Epílogo: impugnación y vida nueva al poeta no canónico
En el capítulo 24 del apartado II de la novela Los detectives salvajes,
de Roberto Bolaño, se narra una escena que concentra el extremo de una
posible actitud anticanónica respecto a la figura de Octavio Paz.
Ulises Lima, uno de los protagonistas, se encuentra con un Octavio Paz
novelizado en el Parque Hundido de Ciudad de México y ambos caminan en
sus dos primeras citas en círculos que se van ampliando, en sentido
contrario, sin decirse una palabra.

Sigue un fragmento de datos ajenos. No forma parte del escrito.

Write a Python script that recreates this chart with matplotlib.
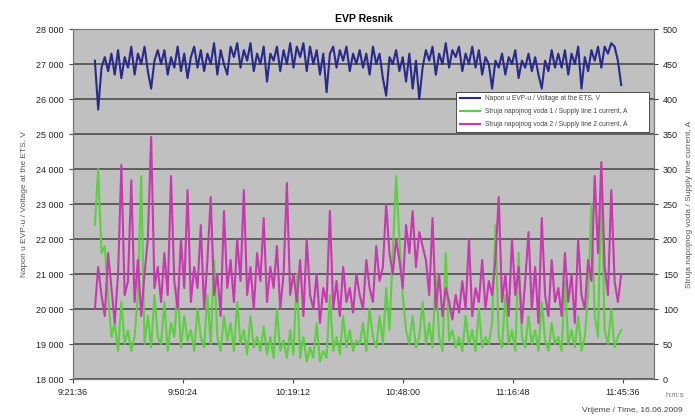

En la tercera cita conversan y lo
que se dicen es un misterio, gracias a que la narradora, la secretaria
de Octavio Paz, que narra en tono melodramático y paródico la
secuencia, no alcanza a escuchar nada de esa conversación a un mismo
tiempo perturbadora y “distendida, serena, tolerante”. Quizás no hay
una imagen más exacta y misteriosa de lo que podría significar una
tradición literaria viva, sin criterios canónicos: una conversación en
medio de una batalla cultural en la que los extremos se repelen casi al
borde del desconocimiento y, al mismo tiempo, se reconocen como
antagonistas casi complementarios; quizás uno de ellos canonizado en
contra de su voluntad pero elevado a rango de clásico por sus propios
“adversarios”. Quizás la actitud estética y políticamente amenazante
que mantuvo el infrarrealismo ante la figura de Octavio Paz ayudó a que
su muerte no se volviera el gran motivo para terminar de canonizarlo y
cumplió indirectamente con uno de los deseos que el mismo Octavio Paz
le manifestó a Elena Poniatowska en una entrevista: “¿Cómo te gustaría
morir? –Desde luego que sin olor a santidad.”